To start: this was fun for me. Thanks for this cool problem!
You can use the parse
function to convert a script into an expression. Then you can go through the expression, collect any functions called, flatten subexpressions, and repeat until nothing's left to flatten.

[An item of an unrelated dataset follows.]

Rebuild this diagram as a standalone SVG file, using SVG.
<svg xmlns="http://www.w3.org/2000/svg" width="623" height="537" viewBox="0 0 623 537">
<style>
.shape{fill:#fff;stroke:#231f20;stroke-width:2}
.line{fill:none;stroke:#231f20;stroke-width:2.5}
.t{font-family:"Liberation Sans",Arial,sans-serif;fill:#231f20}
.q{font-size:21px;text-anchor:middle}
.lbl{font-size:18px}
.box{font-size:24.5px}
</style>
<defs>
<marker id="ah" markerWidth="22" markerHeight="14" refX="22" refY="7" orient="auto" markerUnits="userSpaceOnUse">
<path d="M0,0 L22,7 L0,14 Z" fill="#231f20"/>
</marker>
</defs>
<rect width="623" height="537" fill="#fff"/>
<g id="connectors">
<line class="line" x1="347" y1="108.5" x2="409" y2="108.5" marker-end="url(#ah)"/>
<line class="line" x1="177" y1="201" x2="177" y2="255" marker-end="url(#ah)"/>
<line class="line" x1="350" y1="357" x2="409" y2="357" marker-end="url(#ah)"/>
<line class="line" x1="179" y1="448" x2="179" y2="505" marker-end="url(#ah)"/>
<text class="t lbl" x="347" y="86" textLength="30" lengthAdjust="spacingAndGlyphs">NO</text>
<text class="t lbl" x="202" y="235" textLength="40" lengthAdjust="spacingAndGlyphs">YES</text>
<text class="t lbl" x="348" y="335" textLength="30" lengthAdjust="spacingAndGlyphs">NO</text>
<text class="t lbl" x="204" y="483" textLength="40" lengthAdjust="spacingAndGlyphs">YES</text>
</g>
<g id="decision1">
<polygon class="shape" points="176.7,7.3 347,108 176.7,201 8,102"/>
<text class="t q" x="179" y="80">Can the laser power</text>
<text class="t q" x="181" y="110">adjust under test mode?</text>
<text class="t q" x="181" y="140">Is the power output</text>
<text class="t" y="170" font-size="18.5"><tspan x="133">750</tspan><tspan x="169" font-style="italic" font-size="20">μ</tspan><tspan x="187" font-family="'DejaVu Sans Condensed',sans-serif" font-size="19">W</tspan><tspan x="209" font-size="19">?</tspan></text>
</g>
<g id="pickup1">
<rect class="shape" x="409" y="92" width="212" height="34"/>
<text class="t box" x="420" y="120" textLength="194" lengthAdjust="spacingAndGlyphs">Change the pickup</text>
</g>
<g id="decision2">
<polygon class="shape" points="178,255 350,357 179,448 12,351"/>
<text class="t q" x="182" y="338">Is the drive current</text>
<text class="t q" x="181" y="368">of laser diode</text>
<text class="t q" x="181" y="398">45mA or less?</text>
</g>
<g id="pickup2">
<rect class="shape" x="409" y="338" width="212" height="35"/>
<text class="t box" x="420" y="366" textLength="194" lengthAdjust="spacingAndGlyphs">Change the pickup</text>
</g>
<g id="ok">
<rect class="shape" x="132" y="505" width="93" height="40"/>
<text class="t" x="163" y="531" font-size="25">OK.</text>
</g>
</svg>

We can identify expressions because they have a length: the number of subexpressions plus tokens they contain. Tokens are the smallest unit of a language. For example, 1 + 2
has three tokens: 1
, +
, and 2
.
get_calls <- function(filepath) {
code <- parse(filepath)
tokens <- as.list(code)
calls <- c()
while (TRUE) {
any_unpacked <- FALSE
for (ii in seq_along(tokens)) {
part <- tokens[[ii]]
# Calls always have the function name as the first element
if (is.call(part)) {
fun_token <- part[[1]]
calls <- c(calls, deparse(fun_token))
}
# Expressions have a length
if (length(part) > 1) {
tokens[[ii]] <- as.list(part)
any_unpacked <- TRUE
}
}
tokens <- unlist(tokens)
if (!any_unpacked) break
}
unique(calls)
}
Here's it run against an example script: ~/example.R
:
# ~/example.R
library(dplyr)
iris_plot <- iris %>%
mutate(id = sample(c(1:10, 99), n(), replace = TRUE)) %>%
rename_all(tolower) %>%
rename_all(stringr::str_replace, pattern = ".", replacement = "_")
p <- print
p("Hello, world!")
getFunction("message")("Hello, again!")
The result:
get_calls("~/example.R")
# [1] "library" "<-"
# [3] "p" "getFunction(\"message\")"
# [5] "%>%" "getFunction"
# [7] "rename_all" "mutate"
# [9] "sample" "c"
# [11] "n" ":"
Where the function fails:
- Functions as objects (it didn't pick up
tolower
or gsub
)
- Functions going by other names (it didn't pick up
print
)
- Functions retrieved dynamically (it didn't pick up
message
)
- Probably a bunch of other edge cases
This would only find functions defined in the script, not the ones used. But I like the idea of running the script to create the rats nest of environments. Then maybe we could pair up parsed expressions with the environments they're run in.
Definitely a lot of ways to approach this.